McCarthy recalled how generating keyboard images for the first Surface launch required creating assets in five physical layouts, each with 26 different prints for various languages. Today’s tools dramatically streamline such labor-intensive tasks.
The Easier and More Efficient Way of Visual Storytelling
Beyond improving efficiency for professional teams, generative AI is facilitating access to high-quality visual production. As McCarthy observed while holding up his smartphone, “It used to be you needed to have a fancy expensive camera and a really powerful computer to be able to move all that footage around, but it’s just not the case anymore.”
The threshold for creating polished visual content and advertising narrative has dropped significantly. With imagination and curiosity about available tools, virtually anyone can now produce sophisticated visual narratives that would have required substantial equipment and expertise just years ago.
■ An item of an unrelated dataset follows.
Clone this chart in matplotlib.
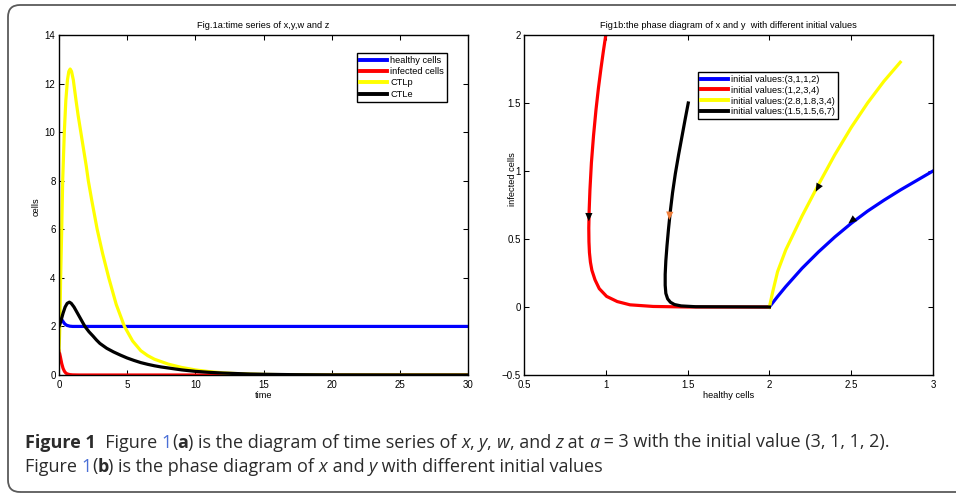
import matplotlib
matplotlib.use("Agg")
import matplotlib.pyplot as plt
from matplotlib.patches import FancyArrowPatch, FancyBboxPatch
from matplotlib.transforms import IdentityTransform
from matplotlib import font_manager

# ---------------- data ----------------
# Fig 1a: time series
t_healthy = [0, 0.05, 0.1, 0.15, 0.2, 0.3, 0.4, 0.5, 0.6, 0.8, 1.0, 1.5, 30]
healthy = [2.0, 2.2, 2.3, 2.31, 2.28, 2.2, 2.12, 2.07, 2.04, 2.01, 2.0, 2.0, 2.0]

t_infected = [0, 0.05, 0.1, 0.2, 0.3, 0.4, 0.5, 0.6, 0.8, 1.0, 1.5, 30]
infected = [1.0, 0.88, 0.75, 0.47, 0.27, 0.15, 0.08, 0.045, 0.015, 0.005, 0.0, 0.0]

t_ctlp = [0, 0.04, 0.07, 0.12, 0.2, 0.27, 0.39, 0.5, 0.62, 0.72, 0.82, 0.92, 1.05,
          1.25, 1.4, 1.6, 1.8, 2.0, 2.15, 2.4, 2.8, 3.2, 3.65, 4.2, 4.8, 5.4, 6.0,
          6.5, 7.0, 8.0, 9.0, 10.0, 11.0, 12.0, 13.0, 14.0, 15.0, 17.0, 20.0, 30.0]
ctlp = [1.0, 1.6, 2.2, 4.0, 6.0, 8.0, 10.0, 11.3, 12.15, 12.5, 12.6, 12.5, 12.15,
        11.3, 10.7, 10.0, 9.3, 8.6, 8.0, 7.2, 6.0, 5.0, 4.0, 2.9, 2.0, 1.4, 1.0,
        0.8, 0.65, 0.45, 0.31, 0.21, 0.14, 0.09, 0.06, 0.04, 0.025, 0.01, 0.003, 0.0]

t_ctle = [0, 0.1, 0.2, 0.3, 0.45, 0.6, 0.76, 0.9, 1.1, 1.4, 1.9, 2.2, 2.5, 2.75, 3.0,
          3.5, 4.0, 4.5, 5.0, 5.5, 6.0, 6.5, 7.0, 7.5, 8.0, 9.0, 10.0, 11.0, 12.0,
          13.0, 14.0, 15.0, 17.0, 20.0, 25.0, 30.0]
ctle = [2.0, 2.15, 2.35, 2.55, 2.8, 2.95, 3.0, 2.95, 2.8, 2.5, 2.0, 1.78, 1.6, 1.44,
        1.3, 1.1, 0.95, 0.82, 0.7, 0.6, 0.51, 0.44, 0.38, 0.33, 0.29, 0.21, 0.15,
        0.11, 0.08, 0.06, 0.04, 0.03, 0.015, 0.005, 0.001, 0.0]

ts_labels = ["healthy cells", "infected cells", "CTLp", "CTLe"]

# Fig 1b: phase diagram (x = healthy, y = infected)
ph_blue_x = [3.0, 2.9, 2.8, 2.7, 2.6, 2.5, 2.4, 2.3, 2.2, 2.1, 2.05, 2.0]
ph_blue_y = [1.0, 0.93, 0.86, 0.785, 0.705, 0.615, 0.515, 0.405, 0.285, 0.15, 0.077, 0.0]

ph_red_x = [1.0, 0.985, 0.97, 0.955, 0.94, 0.925, 0.912, 0.903, 0.898, 0.896, 0.897,
            0.9, 0.906, 0.915, 0.934, 0.96, 1.005, 1.07, 1.148, 1.29, 1.5, 2.0]
ph_red_y = [2.0, 1.88, 1.75, 1.61, 1.45, 1.26, 1.06, 0.86, 0.7, 0.58, 0.48, 0.4,
            0.33, 0.27, 0.2, 0.135, 0.078, 0.04, 0.016, 0.004, 0.0, 0.0]

ph_yellow_x = [2.8, 2.7, 2.6, 2.5, 2.4, 2.3, 2.2, 2.1, 2.05, 2.02, 2.0]
ph_yellow_y = [1.8, 1.66, 1.5, 1.32, 1.12, 0.9, 0.67, 0.42, 0.26, 0.11, 0.0]

ph_black_x = [1.504, 1.485, 1.465, 1.445, 1.425, 1.408, 1.394, 1.383, 1.374, 1.367,
              1.363, 1.363, 1.367, 1.378, 1.395, 1.42, 1.46, 1.55, 2.0]
ph_black_y = [1.5, 1.38, 1.25, 1.12, 0.98, 0.84, 0.7, 0.57, 0.45, 0.34, 0.24, 0.16,
              0.1, 0.06, 0.035, 0.018, 0.008, 0.002, 0.0]

ph_labels = ["initial values:(3,1,1,2)", "initial values:(1,2,3,4)",
             "initial values:(2.8,1.8,3,4)", "initial values:(1.5,1.5,6,7)"]

# direction arrows on the trajectories: (tail, tip, colour)
arrow_tails = [(0.897, 0.75), (1.395, 0.78), (2.318, 0.925), (2.535, 0.665)]
arrow_tips = [(0.896, 0.63), (1.388, 0.64), (2.283, 0.848), (2.483, 0.615)]
arrow_colors = ["black", "#f07f3c", "black", "black"]

# ---------------- style ----------------
avail = {f.name for f in font_manager.fontManager.ttflist}
axfont = "Liberation Sans" if "Liberation Sans" in avail else "DejaVu Sans"
capfont = "Open Sans" if "Open Sans" in avail else axfont
plt.rcParams["font.family"] = [axfont, "DejaVu Sans"]
plt.rcParams["font.size"] = 6.7
plt.rcParams["axes.linewidth"] = 1.0

W, H = 956, 495
fig = plt.figure(figsize=(W / 100, H / 100), dpi=100)

def px_axes(x0, y0, x1, y1):
    return fig.add_axes([x0 / W, 1 - y1 / H, (x1 - x0) / W, (y1 - y0) / H])

def style(ax):
    ax.tick_params(direction="in", length=3.6, width=0.75, top=True, right=True,
                   labelsize=7.0, pad=3.5)
    ax.tick_params(axis="y", pad=2.5)

TXT = 6.7
lw = 2.3
# ---- left ----
ax1 = px_axes(59, 35, 468, 375)
ax1.plot(t_healthy, healthy, color="blue", lw=lw, label=ts_labels[0])
ax1.plot(t_infected, infected, color="red", lw=lw, label=ts_labels[1])
ax1.plot(t_ctlp, ctlp, color="yellow", lw=lw, label=ts_labels[2])
ax1.plot(t_ctle, ctle, color="black", lw=lw, label=ts_labels[3])
ax1.set_xlim(0, 30)
ax1.set_ylim(0, 14)
ax1.set_xticks(range(0, 31, 5))
ax1.set_yticks(range(0, 15, 2))
style(ax1)
ax1.set_title("Fig.1a:time series of x,y,w and z", fontsize=TXT, pad=4.8)
ax1.set_xlabel("time", fontsize=TXT)
ax1.set_ylabel("cells", fontsize=TXT)
ax1.xaxis.set_label_coords(0.5, -0.047)
ax1.yaxis.set_label_coords(-0.044, 0.494)
leg1 = ax1.legend(loc="upper right", bbox_to_anchor=(0.9487, 0.947), borderaxespad=0,
                  fancybox=False, framealpha=1, edgecolor="black", fontsize=TXT,
                  handlelength=2.9, handletextpad=0.35, labelspacing=0.25, borderpad=0.3)
leg1.get_frame().set_linewidth(1.0)
for l in leg1.get_lines():
    l.set_linewidth(2.8)

# ---- right ----
ax2 = px_axes(524, 35, 933, 375)
ax2.plot(ph_blue_x, ph_blue_y, color="blue", lw=lw, label=ph_labels[0])
ax2.plot(ph_red_x, ph_red_y, color="red", lw=lw, label=ph_labels[1])
ax2.plot(ph_yellow_x, ph_yellow_y, color="yellow", lw=lw, label=ph_labels[2])
ax2.plot(ph_black_x, ph_black_y, color="black", lw=lw, label=ph_labels[3])
for (ta, tb, c) in zip(arrow_tails, arrow_tips, arrow_colors):
    ar = FancyArrowPatch(ta, tb, arrowstyle="-|>,head_length=6,head_width=2.6",
                         color=c, lw=0, shrinkA=0, shrinkB=0, zorder=5)
    ax2.add_patch(ar)
ax2.set_xlim(0.5, 3)
ax2.set_ylim(-0.5, 2)
ax2.set_xticks([0.5, 1, 1.5, 2, 2.5, 3])
ax2.set_xticklabels(["0.5", "1", "1.5", "2", "2.5", "3"])
ax2.set_yticks([-0.5, 0, 0.5, 1, 1.5, 2])
ax2.set_yticklabels(["\u22120.5", "0", "0.5", "1", "1.5", "2"])
style(ax2)
ax2.set_title("Fig1b:the phase diagram of x and y  with different initial values",
              fontsize=TXT, pad=4.8)
ax2.set_xlabel("healthy cells", fontsize=TXT)
ax2.set_ylabel("infected cells", fontsize=TXT)
ax2.xaxis.set_label_coords(0.5, -0.047)
ax2.yaxis.set_label_coords(-0.017, 0.576)
leg2 = ax2.legend(loc="upper left", bbox_to_anchor=(0.4254, 0.891), borderaxespad=0,
                  fancybox=False, framealpha=1, edgecolor="black", fontsize=TXT,
                  handlelength=2.9, handletextpad=0.35, labelspacing=0.2, borderpad=0.3)
leg2.get_frame().set_linewidth(1.0)
for l in leg2.get_lines():
    l.set_linewidth(2.8)

# ---- outer rounded frame ----
frame = FancyBboxPatch((8, 3), 1000, H - 8, boxstyle="round,pad=0,rounding_size=12",
                       transform=IdentityTransform(), fill=False, edgecolor="#5a5a5a",
                       lw=1.3, figure=fig)
fig.patches.append(frame)

# ---- caption ----
renderer = fig.canvas.get_renderer()
cap_col = "#2b2b2b"
link_col = "#4a6fd6"

def width_of(s, size, **kw):
    t1 = fig.text(0, 0, s + "|", fontsize=size, family=capfont, **kw)
    t2 = fig.text(0, 0, "|", fontsize=size, family=capfont, **kw)
    w = t1.get_window_extent(renderer).width - t2.get_window_extent(renderer).width
    t1.remove(); t2.remove()
    return w

def runs_width(runs, size):
    return sum(width_of(s, size, **{k: v for k, v in kw.items() if k != "color"})
               for s, kw in runs)

def draw_runs(x_px, base_px, runs, size):
    x = x_px
    for s, kw in runs:
        kw2 = dict(kw)
        kw2.setdefault("color", cap_col)
        fig.text(x / W, 1 - base_px / H, s, fontsize=size, family=capfont,
                 va="baseline", ha="left", **kw2)
        x += width_of(s, size, **{k: v for k, v in kw2.items() if k != "color"})

R = {}
B = {"fontweight": "bold"}
I = {"fontstyle": "italic"}
L = {"color": link_col}
line1 = [("Figure 1", B), ("  Figure ", R), ("1", L), ("(", R), ("a", B),
         (") is the diagram of time series of ", R), ("x", I), (", ", R), ("y", I),
         (", ", R), ("w", I), (", and ", R), ("z", I), (" at ", R), ("a", I),
         (" = 3 with the initial value (3, 1, 1, 2).", R)]
line2 = [("Figure ", R), ("1", L), ("(", R), ("b", B),
         (") is the phase diagram of ", R), ("x", I), (" and ", R), ("y", I),
         (" with different initial values", R)]
size0 = 11.0
cap_size = size0 * (897 - 25) / runs_width(line1, size0)
draw_runs(25, 447.5, line1, cap_size)
draw_runs(25, 471.5, line2, cap_size)

fig.savefig("out.png", dpi=100)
The Future of Creativity in an AI-Enhanced World
Microsoft’s experience highlights how generative AI is becoming an integral part of the creative toolkit rather than a replacement for human creativity. As Microsoft’s design chief Jon Friedman noted, “suddenly the design job is how do you edit?”
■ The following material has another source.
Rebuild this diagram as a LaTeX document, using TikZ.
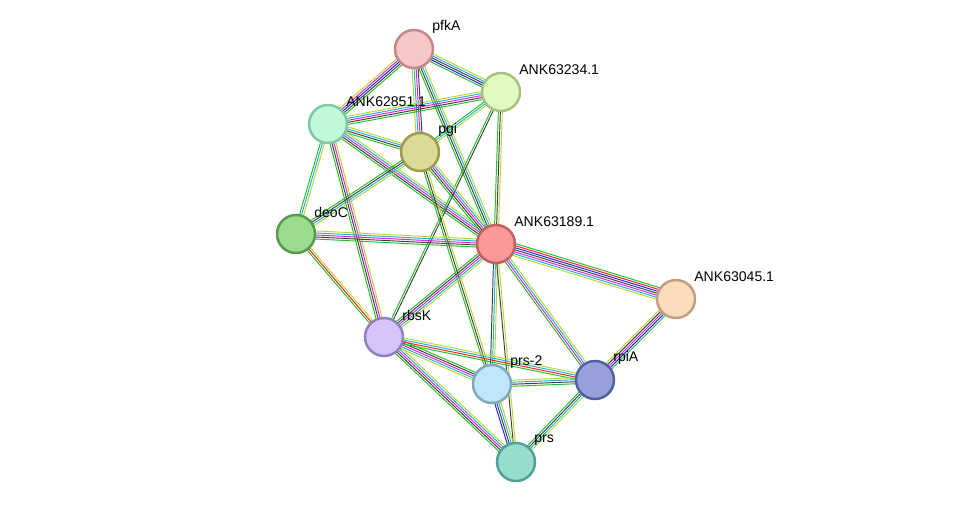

The most compelling advertising will likely emerge from this harmonious blend of AI’s computational power and human creative direction. While AI can generate beautiful content at unprecedented speed, it’s human intuition, experience, and creative instinct that bring authentic depth to storytelling.
For brands and agencies working in this new technological setting in advertising industry, several insights emerge from Microsoft’s experiment:
- AI tools enable rapid iteration and visualization of concepts, helping teams achieve creative consensus more efficiently
- Smart integration of AI-generated and traditionally filmed content yields the best results
- Human oversight remains essential for maintaining quality and coherence
- The time and resources saved through AI can be reinvested in creative exploration
As McCarthy advises those experimenting with these emerging tools: “It comes from being relentless. Just keep pushing on the tools and if it truly can’t be done, wait a week.” Given the exponential pace of advancement in generative AI capabilities, yesterday’s limitations often become tomorrow’s solved problems.
The undetected presence of AI-generated content in Microsoft’s Surface ad signals a watershed moment for advertising production. As these tools continue to evolve, the question isn’t whether AI will transform creative processes, but how quickly and completely this transformation will take over the market.